The Rafale found itself back in a political storm in India on Saturday after the French media reported that the National Financial Prosecutor's Office of France had appointed a judge to investigate 'corruption' and 'favouritism' suspicions in the 2016 multi-billion dollar deal with India for the purchase of 36 Rafale aircraft.

Mediapart, the French investigative website, filed a report on Saturday that said a judicial probe into suspected corruption was opened on June 14 over the 7.8 billion euro Rafale contract in 2016. 

According to media reports, a French judge has been tasked with investigating 'corruption' suspicions in the deal. The new probe is an outcome of a series of reports done by Mediapart on the deal. 

One of the reports said that Sherpa, an NGO that works to give victims of financial crimes support, filed a complaint in April with France's National Financial Prosecutor PNF requesting the opening of a judicial investigation or corruption, favouritism and various financial offences likely to have occurred in the deal which entailed the sale of 36 combat aircraft manufactured by Dassault Aviation. 

Dassault Aviation, the manufactures of the Rafale aircraft, has denied all corruption allegations.

Mediapart also claimed that the Agence Française Anticorruption had found suspicious payments made to a company linked to a middleman who was arrested by India's Enforcement Directorate in 2019 in connection with the VVIP chopper scam. 

The agency was set up in 2017 tasked with checking where large companies implemented the anti-corruption procedures set under the French anti-corruption law, Sapin 2, and is similar to India's Comptroller and Auditor General, but unlike the Indian counterpart, the AFA also audits private firms. Sherpa has said that its first complaint was filed with PNF in October 2018 to bring attention to "facts which, in our opinion, should have justified the opening of an investigation."

The organisation said it was based on a complaint filed by former Indian Union ministers Yashwant Sinha and Arun Shourie and lawyer Prashant Bhushan with the Central Bureau of Investigation.
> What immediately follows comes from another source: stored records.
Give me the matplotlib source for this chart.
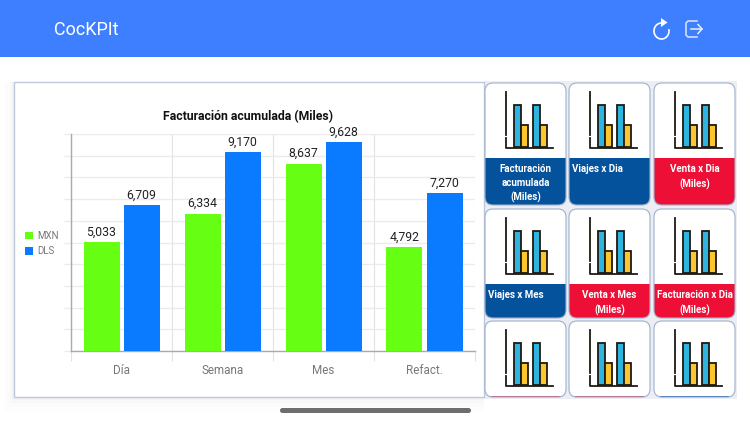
import numpy as np
import matplotlib
matplotlib.use("Agg")
import matplotlib.pyplot as plt
from matplotlib.patches import Arc, FancyBboxPatch, Polygon, Rectangle

plt.rcParams["font.family"] = ["Roboto", "DejaVu Sans"]

categories = ["Día", "Semana", "Mes", "Refact."]
mxn = [5033, 6334, 8637, 4792]
dls = [6709, 9170, 9628, 7270]
series_names = ["MXN", "DLS"]
chart_title = "Facturación acumulada (Miles)"
app_title = "CocKPIt"
card_labels = [
    "Facturación\nacumulada\n(Miles)", "Viajes x Dia", "Venta x Dia\n(Miles)",
    "Viajes x Mes", "Venta x Mes\n(Miles)", "Facturación x Dia\n(Miles)",
    "", "", "",
]
card_colors = ["#04529C", "#04529C", "#EE0F36",
               "#04529C", "#EE0F36", "#EE0F36",
               "#D3324A", "#D3324A", "#04529C"]

W, H = 750, 422
GREEN = "#66FF14"
BLUE = "#0A7BFF"
col_x = [485, 569, 654]
row_y = [(83, 205, 158), (209, 318, 284), (321, 397, 395.5)]


def rect_px(x0, y0, x1, y1):
    return [x0 / W, 1 - y1 / H, (x1 - x0) / W, (y1 - y0) / H]


def draw_icon(ax, x, y):
    # x, y = top of the vertical axis of the little bar icon
    dark = "#1E1A14"
    for bx, top, c in [(8, 13, "#2FB4E0"), (15, 33, "#FBC62E"),
                       (27, 13, "#2FB4E0"), (34, 33, "#FBC62E")]:
        ax.add_patch(Rectangle((x + bx, y + top), 7, 55 - top, fc=c, ec=dark, lw=1.3, zorder=5))
    ax.plot([x, x], [y, y + 43], color=dark, lw=1.3, zorder=6)
    ax.plot([x, x, x + 47], [y + 46, y + 56, y + 56], color=dark, lw=1.3, zorder=6)


fig = plt.figure(figsize=(7.5, 4.22), dpi=100)

# ui layer in pixel coordinates
ui = fig.add_axes([0, 0, 1, 1])
ui.set_xlim(0, W); ui.set_ylim(H, 0); ui.axis("off")

ui.add_patch(Rectangle((0, 0), W, 57, fc="#3D7FFF", ec="none"))
ui.text(54, 30, app_title, color="white", fontsize=13, va="center")

# refresh / exit icons
ui.add_patch(Arc((661.5, 31), 15, 16, theta1=-15, theta2=270, color="white", lw=1.2))
ui.add_patch(Polygon([[661, 18], [667.5, 22.5], [661, 27]], fc="white", ec="none"))
ui.plot([697, 688, 686, 686, 688, 697], [21, 21, 23, 35, 37, 37], color="#CFE0FF", lw=1.2)
ui.plot([691, 702], [29, 29], color="#E8F0FF", lw=1.1)
ui.plot([698, 702, 698], [24.5, 29, 33.5], color="#E8F0FF", lw=1.1)

# soft shadow + chart card
for i, a in zip([10, 7, 4, 2], [0.006, 0.008, 0.012, 0.02]):
    ui.add_patch(Rectangle((14 - i, 82), 470 + i, 315 + i * 1.4, fc="black", alpha=a, ec="none"))
ui.add_patch(Rectangle((484, 81), 253, 318, fc="#ECEEF3", ec="none"))
ui.add_patch(Rectangle((14, 82), 470, 315, fc="white", ec="#BFC8DA", lw=1))

# tile grid
for i, label in enumerate(card_labels):
    x0 = col_x[i % 3]
    y0, y1, band = row_y[i // 3]
    c = card_colors[i]
    box = FancyBboxPatch((x0 + 4, y0 + 4), 73, y1 - y0 - 8, boxstyle="round,pad=4,rounding_size=8",
                         fc="white", ec="none", zorder=2)
    ui.add_patch(box)
    strip = Rectangle((x0, band), 81, y1 - band + 2, fc=c, ec="none", zorder=3)
    ui.add_patch(strip)
    strip.set_clip_path(box)
    ui.add_patch(FancyBboxPatch((x0 + 4, y0 + 4), 73, y1 - y0 - 8, boxstyle="round,pad=4,rounding_size=8",
                                fc="none", ec="#9FB0CE", lw=0.8, zorder=4))
    draw_icon(ui, x0 + 21, y0 + 9)
    if label:
        left = label in ("Viajes x Dia", "Viajes x Mes")
        tx = x0 + 3 if left else x0 + 40.5
        ui.text(tx, band + 6.5, label, color="white", fontsize=7, fontweight="bold",
                ha="left" if left else "center", va="top", linespacing=1.45, zorder=6)

# home bar
ui.add_patch(FancyBboxPatch((280, 408), 191, 5, boxstyle="round,pad=0,rounding_size=2.5",
                            fc="#6E6E70", ec="none"))

# chart
ax = fig.add_axes(rect_px(71, 134, 475, 351))
ax.patch.set_alpha(0)
x = np.arange(len(categories))
bw = 36 / 101
off = 20 / 101
bars1 = ax.bar(x - off, mxn, bw, color=GREEN, label=series_names[0], zorder=3)
bars2 = ax.bar(x + off, dls, bw, color=BLUE, label=series_names[1], zorder=3)
for bars in (bars1, bars2):
    for b in bars:
        ax.annotate(f"{int(b.get_height()):,}", (b.get_x() + bw / 2, b.get_height()),
                    xytext=(0, 2.5), textcoords="offset points", ha="center", va="bottom",
                    fontsize=8.8, color="#222222", zorder=5)

ax.set_xlim(-0.5, len(categories) - 0.5)
ax.set_ylim(0, 10000)
ax.set_yticks(np.arange(0, 10001, 1000))
ax.set_yticklabels([])
ax.set_xticks(x)
ax.set_xticklabels(categories, fontsize=8.4, color="#777777")
ax.set_xticks(np.arange(len(categories) + 1) - 0.5, minor=True)
ax.tick_params(axis="x", which="major", length=0, pad=9)
ax.tick_params(axis="x", which="minor", length=7.2, color="#E2E2E2", width=0.8)
ax.tick_params(axis="y", length=5, color="#EBEBEB", width=1)
ax.grid(axis="y", color="#EBEBEB", lw=1, zorder=0)
ax.grid(axis="x", which="minor", color="#E2E2E2", lw=0.8, zorder=0)
ax.set_axisbelow(True)
for s in ("top", "right"):
    ax.spines[s].set_visible(False)
for s in ("left", "bottom"):
    ax.spines[s].set_color("#AAAAAA")
    ax.spines[s].set_linewidth(1)
fig.text(248.5 / W, 1 - 116.5 / H, chart_title, ha="center", va="center",
         fontsize=8.8, fontweight="bold", color="#111111")

fig.legend(handles=[bars1, bars2], labels=series_names, loc="center left",
           bbox_to_anchor=(25 / W, 1 - 243.5 / H), frameon=False, fontsize=7,
           labelcolor="#777777", handlelength=0.82, handleheight=0.82,
           handletextpad=0.41, labelspacing=0.55, borderpad=0, borderaxespad=0)

fig.savefig("out.png", dpi=100)
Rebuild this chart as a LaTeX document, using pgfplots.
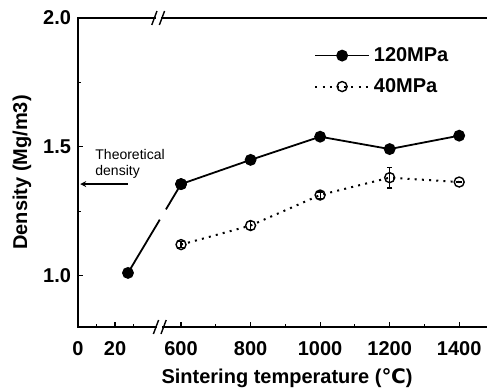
\documentclass[border=0pt]{standalone}
\usepackage{fontspec}
\setmainfont{Liberation Sans}
\newfontfamily\djv{DejaVu Sans}
\usepackage{pgfplots}
\pgfplotsset{compat=1.18}
\usetikzlibrary{arrows.meta,calc}
\begin{document}
\begin{tikzpicture}
\begin{axis}[
  name=ax,
  scale only axis,
  width=204.5pt, height=154.5pt,
  clip=false,
  x coord trafo/.code={\pgfmathparse{#1<300 ? 1.85*#1 : 103+0.3475*(#1-600)}},
  xmin=0, xmax=1480,
  ymin=0.8, ymax=2.0,
  axis line style={draw=none},
  xtick={0,20,600,800,1000,1200,1400},
  xticklabels={0,20,600,800,1000,1200,1400},
  minor xtick={10,30,700,900,1100,1300},
  ytick={1.0,1.5,2.0},
  yticklabels={1.0,1.5,2.0},
  minor ytick={1.25,1.75},
  xtick pos=left, ytick pos=left,
  tick align=inside,
  major tick length=2.5pt, minor tick length=1.5pt,
  tick style={black, line width=0.6pt},
  ticklabel style={font=\fontsize{10}{12}\selectfont\bfseries},
  xticklabel style={yshift=-3.5pt},
  xlabel={Sintering temperature ({\djv ℃})},
  ylabel={Density (Mg/m3)},
  label style={font=\fontsize{10}{12}\selectfont\bfseries},
  xlabel style={at={(axis description cs:0.511,-0.165)}, anchor=center},
  ylabel style={at={(axis description cs:-0.137,0.5)}, anchor=center},
  legend style={at={(0.577,0.92)}, anchor=north west, draw=none, fill=none,
    font=\fontsize{10}{12}\selectfont\bfseries, row sep=3pt, inner sep=0pt},
  legend cell align=left,
  legend image code/.code={\draw[mark repeat=2,mark phase=2,#1] plot coordinates {(0cm,0cm) (0.47cm,0cm) (0.94cm,0cm)};},
]
% axis frame (left, bottom, top)
\draw[line width=0.9pt] (rel axis cs:1,1) -- (rel axis cs:0,1) -- (rel axis cs:0,0) -- (rel axis cs:1,0);
% breaks
\fill[white] ($(rel axis cs:0.2,0)+(-1.2pt,-1.2pt)$) rectangle ($(rel axis cs:0.2,0)+(1.2pt,1.2pt)$);
\draw[line width=0.7pt] ($(rel axis cs:0.2,0)+(-3.2pt,-3.5pt)$) -- ($(rel axis cs:0.2,0)+(-0.6pt,3.5pt)$);
\draw[line width=0.7pt] ($(rel axis cs:0.2,0)+(0.6pt,-3.5pt)$) -- ($(rel axis cs:0.2,0)+(3.2pt,3.5pt)$);
\fill[white] ($(rel axis cs:0.196,1)+(-1.2pt,-1.2pt)$) rectangle ($(rel axis cs:0.196,1)+(1.2pt,1.2pt)$);
\draw[line width=0.7pt] ($(rel axis cs:0.196,1)+(-3.2pt,-3.5pt)$) -- ($(rel axis cs:0.196,1)+(-0.6pt,3.5pt)$);
\draw[line width=0.7pt] ($(rel axis cs:0.196,1)+(0.6pt,-3.5pt)$) -- ($(rel axis cs:0.196,1)+(3.2pt,3.5pt)$);

% broken segment of 120 MPa
\addplot[black, line width=0.9pt, dash pattern=on 31pt off 6pt on 40pt, mark=*, mark size=2.5pt, mark options={solid}, forget plot]
  coordinates {(27,1.01) (600,1.355)};
\addplot[black, line width=0.9pt, mark=*, mark size=2.5pt]
  coordinates {(600,1.355) (800,1.449) (1000,1.539) (1200,1.491) (1400,1.543)};
\addlegendentry{120MPa}
\addplot[black, line width=1pt, dash pattern=on 1pt off 2.6pt, mark=o, mark size=2.5pt,
  mark options={solid, line width=0.7pt},
  error bars/.cd, y dir=both, y explicit,
  error bar style={solid, line width=0.6pt},
  error mark options={rotate=90, mark size=1.4pt, solid, line width=0.6pt}]
  coordinates {(600,1.12) +- (0,0.012) (800,1.194) +- (0,0.015) (1000,1.3125) +- (0,0.012) (1200,1.38) +- (0,0.04) (1400,1.363) +- (0,0)};
\addlegendentry{40MPa}

% theoretical density arrow
\draw[line width=0.7pt, -{Stealth[length=3pt,width=3pt]}] (axis cs:27,1.355) -- (axis cs:1.2,1.355);
\node[anchor=west, align=left, font=\fontsize{7}{8}\selectfont, inner sep=0pt] at (axis cs:9.2,1.434) {Theoretical\\density};
\end{axis}
\pgfresetboundingbox
\path[use as bounding box] ($(ax.south west)+(-39pt,-31.5pt)$) rectangle ($(ax.north east)+(0pt,9pt)$);
\end{tikzpicture}
\end{document}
In another report earlier this year, Mediapart claimed that the former head of PNF, Éliane Houlette, had shut an investigation into alleged evidence of corruption in the jet deal against the objections of colleagues. It is reported that she justified her decision as preserving "the interests of France, the working of institutions."

Mediapart has reported that her successor at the PNF, Jean-François Bohnert, allowed the opening of the probe. 

Mediapart's latest report said that the criminal investigation opened on June 14 and led by an independent magistrate, an investigating judge, will, among other elements, examine questions surrounding the action of former French President Francois Hollande, who was in office when the Rafale deal was inked, and current French President Emmanuel Macron, who was at that time Hollande's economy and finance minister, as well as the then defence minister, now foreign affairs minister, Jean Yves Le Drian.

The deal, worth Rs 59,000 crores, has faced criticism and controversy in India, with the opposition Congress claiming that the Modi government had purchased the jets at inflated costs and questioning why the contract was allotted to a private firm instead of the public Hindustan Aeronautics Ltd. They claimed that the price at which the country was buying the Rafale was Rs 1670 crores for each, which was thrice the initial bid of Rs 526 crores by the company when the UPA, led by the Congress, was attempting to
purchase the aircraft. 

The NDA, led by the Bharatiya Janata Party (BJP), has not disclosed the price and has said that it cannot due to a confidentiality agreement with France and, second, to not give the country's enemies a tactical advantage. It also said that the deal included customised weaponry. In February 2019, the Comptroller and Auditor General, in a report, said that it had audited the deal and said that India had not overpaid for the jets. 

In 2019, India's Supreme Court dismissed a number of review petitions which sought a probe into the procurement of the 36 jets and said there was no ground to order an FIR into the case.